L’ane a besoin de nourriture, fardeau et fouet.

   C’est exactement ainsi que parlèrent nos ci-devant bourgeois socialistes et philanthropes lorsque le prolétariat, au lendemain des journées de mars, vint réclamer sa part des fruits de la victoire.

   Avec sa traduction de la Bible, Luther avait donné au mouvement plébéien une arme puissante. Dans la Bible, il avait opposé au christianisme féodalisé de l’époque l’humble christianisme des premiers siècles  à la société féodale en décomposition, le tableau d’une société qui ignorait la vaste et ingénieuse hiérarchie féodale. Les paysans avaient utilisé cet outil en tous sens contre les princes, la noblesse et le clergé. Maintenant, Luther le retournait contre eux et tirait de la Bible un véritable hymne aux autorités établies par Dieu, tel que n’en composa jamais aucun lèche-bottes de la monarchie absolue ! Le pouvoir princier de droit divin, l’obéissance passive, même le servage trouvèrent leur sanction dans la Bible. Ainsi se trouvaient reniées non seulement l’insurrection des paysans, mais toute la révolte de Luther contre les autorités spirituelles et temporelles. Ainsi étaient trahis, au profit des princes, non seulement le mouvement populaire, mais même le mouvement bourgeois.

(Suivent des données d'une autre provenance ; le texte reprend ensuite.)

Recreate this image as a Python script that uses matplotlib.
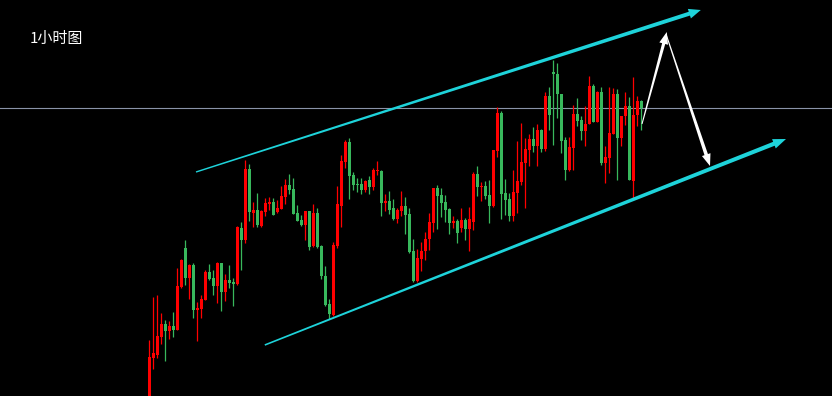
import matplotlib
matplotlib.use('Agg')
import matplotlib.pyplot as plt
from matplotlib.patches import Polygon
from matplotlib.transforms import IdentityTransform
import numpy as np

plt.rcParams['font.family'] = ['Noto Sans CJK SC', 'DejaVu Sans']

# 1-hour candles, price levels (arbitrary units)
opens = [-9, 38, 41, 59, 72, 65, 70, 66, 109, 148, 118, 131, 86, 87, 96, 124, 118, 110, 133, 104,
         116, 114, 112, 168, 156, 227, 183, 186, 170, 184, 192, 194, 184, 187, 199, 211, 207, 183, 176, 171,
         185, 150, 183, 150, 120, 92, 81, 150, 190, 234, 254, 221, 212, 212, 206, 216, 209, 225, 225, 193,
         195, 188, 177, 185, 190, 182, 145, 115, 137, 145, 157, 173, 208, 201, 194, 187, 173, 175, 168, 176,
         167, 174, 222, 209, 210, 201, 190, 245, 283, 203, 197, 180, 203, 214, 233, 246, 257, 250, 266, 247,
         300, 324, 322, 302, 256, 226, 248, 282, 276, 265, 272, 310, 274, 304, 233, 238, 262, 302, 258, 280,
         290, 215, 281, 295]
closes = [39, 43, 60, 72, 65, 70, 66, 110, 136, 118, 131, 86, 88, 97, 124, 117, 110, 133, 104, 116,
          113, 112, 169, 156, 227, 184, 186, 171, 185, 193, 194, 181, 188, 200, 211, 206, 182, 175, 171, 185,
          149, 183, 149, 120, 91, 82, 151, 192, 235, 254, 220, 211, 211, 206, 215, 209, 226, 226, 193, 195,
          186, 177, 186, 190, 181, 144, 115, 138, 145, 157, 174, 208, 200, 193, 186, 173, 175, 163, 176, 167,
          177, 222, 209, 210, 200, 190, 246, 283, 202, 196, 180, 204, 215, 234, 247, 257, 250, 266, 247, 300,
          281, 322, 302, 255, 226, 249, 282, 275, 265, 272, 310, 274, 304, 233, 239, 263, 302, 258, 280, 290,
          216, 281, 295, 288]
highs = [56, 99, 101, 83, 76, 75, 84, 128, 137, 156, 132, 133, 94, 101, 126, 132, 126, 134, 133, 122,
         131, 118, 170, 174, 236, 232, 194, 203, 186, 198, 199, 198, 196, 210, 217, 222, 218, 191, 181, 185,
         185, 192, 188, 151, 130, 97, 154, 210, 241, 256, 258, 224, 218, 218, 216, 220, 228, 235, 226, 202,
         205, 197, 188, 205, 199, 188, 157, 147, 154, 164, 183, 208, 211, 208, 201, 188, 180, 177, 188, 178,
         189, 224, 230, 214, 215, 216, 246, 289, 285, 217, 203, 226, 255, 273, 258, 262, 269, 272, 267, 304,
         309, 336, 333, 302, 259, 259, 291, 298, 280, 290, 320, 312, 305, 309, 250, 309, 308, 307, 280, 304,
         299, 319, 300, 296]
lows = [-9, 27, 38, 52, 35, 57, 59, 66, 108, 111, 97, 78, 55, 78, 96, 116, 101, 93, 85, 95,
        108, 90, 111, 126, 153, 175, 169, 169, 169, 180, 186, 181, 183, 187, 192, 202, 182, 175, 170, 156,
        146, 149, 148, 117, 90, 77, 80, 148, 169, 228, 197, 206, 204, 202, 204, 202, 206, 221, 180, 185,
        182, 176, 173, 180, 162, 143, 114, 114, 125, 136, 146, 164, 167, 179, 174, 162, 168, 153, 164, 156,
        145, 166, 200, 195, 197, 173, 189, 239, 177, 181, 175, 175, 183, 211, 188, 230, 244, 230, 244, 245,
        266, 251, 278, 243, 216, 225, 226, 270, 256, 250, 272, 274, 274, 231, 213, 223, 262, 216, 250, 271,
        216, 196, 270, 266]

# channel lines and projected path (candle index, price)
upper_channel = [(11.7, 224), (137.9, 386)]
lower_channel = [(28.9, 51), (159.2, 257)]
path_up = [(123.2, 272), (129.4, 364)]
path_down = [(129.2, 362), (140.2, 230)]

COLOR_UP = '#ff0000'
COLOR_DOWN = '#38b85c'
COLOR_CYAN = '#1ed3da'
COLOR_LEVEL = '#8a93a8'


def tapered_arrow(ax, start, end, w0, w1, head_len, head_w, color):
    """Arrow that widens toward its head, built in pixel space."""
    p0, p1 = ax.transData.transform([start, end])
    d = (p1 - p0) / np.hypot(*(p1 - p0))
    n = np.array([-d[1], d[0]])
    base = p1 - d * head_len
    pts = [p0 + n * w0 / 2, base + n * w1 / 2, base + n * head_w / 2, p1,
           base - n * head_w / 2, base - n * w1 / 2, p0 - n * w0 / 2]
    ax.add_patch(Polygon(pts, closed=True, facecolor=color, edgecolor='none',
                         transform=IdentityTransform(), clip_on=False, zorder=5))


fig = plt.figure(figsize=(8.32, 3.96), dpi=100, facecolor='black')
ax = fig.add_axes([0, 0, 1, 1], facecolor='black')
ax.set_xlim(-37.3, 170.7)
ax.set_ylim(0, 396)
ax.axis('off')

idx = np.arange(len(opens))
o = np.array(opens, dtype=float)
c = np.array(closes, dtype=float)
colors = [COLOR_UP if cc >= oo else COLOR_DOWN for oo, cc in zip(o, c)]

ax.vlines(idx, lows, highs, colors=colors, linewidth=0.9, zorder=2)
bottoms = np.minimum(o, c)
heights = np.maximum(np.abs(c - o), 1.2)
ax.bar(idx, heights, bottom=bottoms, width=0.75, color=colors, linewidth=0, zorder=3)

# last price level
ax.axhline(closes[-1], color=COLOR_LEVEL, linewidth=0.8, zorder=1)

tapered_arrow(ax, *upper_channel, 1.4, 4.0, 12, 10, COLOR_CYAN)
tapered_arrow(ax, *lower_channel, 1.6, 4.2, 13, 10, COLOR_CYAN)
tapered_arrow(ax, *path_up, 1.0, 3.2, 12, 9, 'white')
tapered_arrow(ax, *path_down, 1.0, 3.6, 12, 9, 'white')

ax.text(0.036, 0.902, '1小时图', transform=ax.transAxes, color='white',
        fontsize=10.8, ha='left', va='center')

fig.savefig('out.png', dpi=100, facecolor='black')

   Est-il nécessaire de nommer les bourgeois qui, eux aussi nous ont récemment donné une fois de plus des exemples de ce reniement de leur propre passé ?

   Opposons maintenant au réformateur bourgeois Luther le révolutionnaire plébéien Münzer.

T   homas Münzer était né à Stolberg près du Hartz, vers l’année 1498. Son père était mort pendu, victime de l’arbitraire des comtes de Stolberg. Dés sa quinzième année, Münzer fonda à l’école, à Halle une ligue secrète contre l’archevêque de Magdebourg et l’Église romaine en général. Sa connaissance profonde de la théologie de l’époque lui permit d’obtenir de bonne heure le grade de docteur et une place de chapelain dans un couvent de religieuses à Halle. Il y traitait déjà avec le plus grand mépris les dogmes et les rites de l’Église, supprimait complètement à la messe les paroles de la transsubstantiation, et, ainsi que le rapporte Luther, avalait les hosties non consacrées. Il étudiait principalement les mystiques du moyen âge, en particulier, les écrits millénaristes de Joachim le Calabrais. L’heure du millénium, de la condamnation de l’Église dégénéré et du monde corrompu, que cet écrivain annonce et dépeint, sembla à Münzer être venue avec la Réforme et l’agitation générale de l’époque. Il prêcha dans la région avec beaucoup de succès. En 1520, il alla comme premier prédicateur évangélique à Zwickau. Là, il trouva une de ces sectes millénaristes exaltées qui continuaient à vivre dans le silence dans un grand nombre de régions, et derrière la modestie et la réserve momentanée desquelles s’était cachée l’opposition grandissante des couches sociales inférieures contre l’état de choses existant  maintenant, avec l’agitation croissante, elles se produisaient d’une manière de plus en plus ouverte et opiniâtre. C’était la secte des anabaptistes, à la tête de laquelle se trouvait Niklas Storch. Ils prêchaient l’approche du Jugement dernier et du millénium  ils avaient « des visions, des extases et l’esprit de prophétie ». Ils entrèrent rapidement en conflit avec le Conseil de Zwickau. Münzer les défendit sans jamais se rallier complètement à eux, mais en les gagnant de plus en plus à son influence. Le Conseil intervint énergiquement contre eux  ils durent quitter la ville, et Münzer avec eux. C’était à la fin de 1521.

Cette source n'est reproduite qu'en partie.